Michael Garin, the chief executive of Image Nation, said understanding the film-making process, the main focus of the course, was as important as film-making.

Image Nation is a subsidiary of Abu Dhabi Media, which publishes The National.

Mr Al Ketbi, 25, studied film, anthropology and sociology at Pace University in New York. After returning to the UAE, he began working in events management.

He said he hoped the course would provide more practical film-making experience because much of his studies had been theoretical.

The course requires participants to produce a film of five to six minutes in duration.

Mr Al Ketbi said he was looking forward to studying at one of the most prestigious schools in Europe and “just being exposed to a different way of looking at movies”.

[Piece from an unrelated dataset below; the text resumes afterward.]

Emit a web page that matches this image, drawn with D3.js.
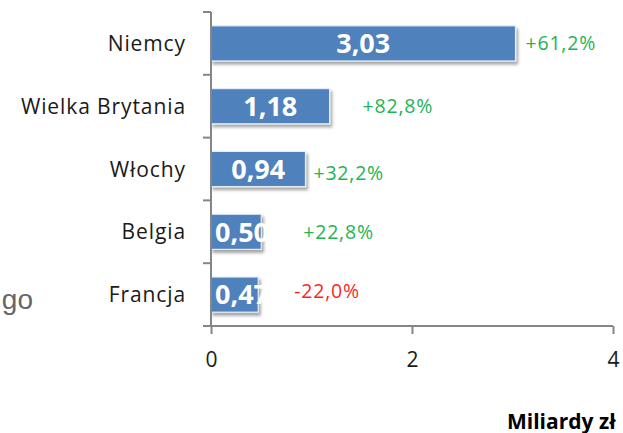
<!DOCTYPE html>
<html lang="pl">
<head>
    <meta charset="UTF-8">
    <title>Miliardy zł</title>
    <script src="https://d3js.org/d3.v7.min.js"></script>
    <style>
        html, body { margin: 0; padding: 0; background: #fff; }
        svg { display: block; }
    </style>
</head>
<body>
    <div id="chart"></div>

    <script>
        // data
        const countries = ["Niemcy", "Wielka Brytania", "Włochy", "Belgia", "Francja"];
        const values = [3.03, 1.18, 0.94, 0.50, 0.47];
        const changes = ["+61,2%", "+82,8%", "+32,2%", "+22,8%", "-22,0%"];
        const xTicks = [0, 2, 4];

        // hand-placed change labels: gap after the bar end and vertical nudge (px)
        const changeGap = [10, 33, 8, 42, 36];
        const changeDy = [0, 0, 4, 0, -4];

        const width = 623;
        const height = 433;

        const svg = d3.select("#chart")
            .append("svg")
            .attr("width", width)
            .attr("height", height);

        svg.append("rect")
            .attr("width", width)
            .attr("height", height)
            .attr("fill", "#fff");

        const defs = svg.append("defs");
        defs.append("filter")
            .attr("id", "shadow")
            .attr("x", "-10%").attr("y", "-20%")
            .attr("width", "130%").attr("height", "160%")
            .append("feDropShadow")
            .attr("dx", 2)
            .attr("dy", 3)
            .attr("stdDeviation", 1.8)
            .attr("flood-color", "#000")
            .attr("flood-opacity", 0.35);

        const x = d3.scaleLinear()
            .domain([0, 4])
            .range([211, 613]);

        const y = d3.scaleBand()
            .domain(countries)
            .range([12, 326])
            .paddingInner(0.44)
            .paddingOuter(0.22);

        const axisColor = "#868686";
        const textFont = "'Open Sans', sans-serif";

        // stray text cut off on the left edge
        svg.append("text")
            .attr("x", 33)
            .attr("y", 309)
            .attr("text-anchor", "end")
            .attr("font-family", "'Liberation Sans', Arial, sans-serif")
            .attr("font-size", 28)
            .attr("fill", "#666")
            .text("go");

        // bars
        const bars = svg.append("g")
            .selectAll("g")
            .data(countries)
            .enter().append("g");

        bars.append("rect")
            .attr("x", x(0))
            .attr("y", d => y(d))
            .attr("width", (d, i) => x(values[i]) - x(0))
            .attr("height", y.bandwidth())
            .attr("fill", "#4f81bd")
            .attr("stroke", "#e4ecf6")
            .attr("stroke-width", 1.2)
            .attr("filter", "url(#shadow)");

        // value labels (white, may run past a short bar)
        const fmt = v => d3.format(".2f")(v).replace(".", ",");
        bars.append("text")
            .attr("y", d => y(d) + y.bandwidth() / 2)
            .attr("dy", "0.36em")
            .attr("text-anchor", "middle")
            .attr("font-family", textFont)
            .attr("font-weight", "bold")
            .attr("font-size", 27)
            .attr("fill", "#fff")
            .text((d, i) => fmt(values[i]))
            .attr("x", function (d, i) {
                const tw = this.getComputedTextLength();
                const mid = (x(0) + x(values[i])) / 2;
                return Math.max(mid, x(0) + 4 + tw / 2);
            });

        // change labels
        bars.append("text")
            .attr("x", (d, i) => x(values[i]) + changeGap[i])
            .attr("y", (d, i) => y(d) + y.bandwidth() / 2 + changeDy[i])
            .attr("dy", "0.36em")
            .attr("font-family", textFont)
            .attr("font-size", 19.5)
            .attr("letter-spacing", 0.8)
            .attr("fill", (d, i) => changes[i].startsWith("-") ? "#ff1f1f" : "#22b455")
            .text((d, i) => changes[i]);

        // category axis
        const yAxis = svg.append("g");
        yAxis.append("line")
            .attr("x1", x(0)).attr("x2", x(0))
            .attr("y1", y.range()[0]).attr("y2", y.range()[1])
            .attr("stroke", axisColor)
            .attr("stroke-width", 2);

        const bounds = d3.range(countries.length + 1).map(i => y.range()[0] + i * y.step());
        yAxis.selectAll("line.tick")
            .data(bounds)
            .enter().append("line")
            .attr("class", "tick")
            .attr("x1", x(0) - 8).attr("x2", x(0))
            .attr("y1", d => d).attr("y2", d => d)
            .attr("stroke", axisColor)
            .attr("stroke-width", 2);

        yAxis.selectAll("text")
            .data(countries)
            .enter().append("text")
            .attr("x", 186)
            .attr("y", d => y(d) + y.bandwidth() / 2)
            .attr("dy", "0.36em")
            .attr("text-anchor", "end")
            .attr("font-family", textFont)
            .attr("font-size", 21)
            .attr("letter-spacing", 0.9)
            .attr("fill", "#1a1a1a")
            .text(d => d);

        // value axis
        const xAxis = svg.append("g")
            .attr("transform", `translate(0,${y.range()[1]})`)
            .call(d3.axisBottom(x)
                .tickValues(xTicks)
                .tickSize(8)
                .tickPadding(18)
                .tickFormat(d3.format("d")));

        xAxis.select(".domain")
            .attr("stroke", axisColor)
            .attr("stroke-width", 2)
            .attr("d", `M${x(0)},0H${x(4)}`);
        xAxis.selectAll(".tick line")
            .attr("stroke", axisColor)
            .attr("stroke-width", 2);
        xAxis.selectAll(".tick text")
            .attr("font-family", textFont)
            .attr("font-size", 21)
            .attr("fill", "#1a1a1a");

        // axis title, clipped by the right edge
        svg.append("text")
            .attr("x", 507)
            .attr("y", 429)
            .attr("font-family", textFont)
            .attr("font-weight", "bold")
            .attr("font-size", 21)
            .attr("fill", "#000")
            .text("Miliardy zł");
    </script>
</body>
</html>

He said he found French cinema exciting because “it just provides a different perspective to life than American or Egyptian or Bollywood cinema, which are the more commercial, standard movies”.

The story could be the same, he said, “but it’s the way you tell the story that will make a bigger difference”.

The youngster said he hoped to introduce new ways of storytelling to the UAE, where the film industry was still developing.

The course runs from Friday to September 12 and was open to Emiratis aged 21 to 30.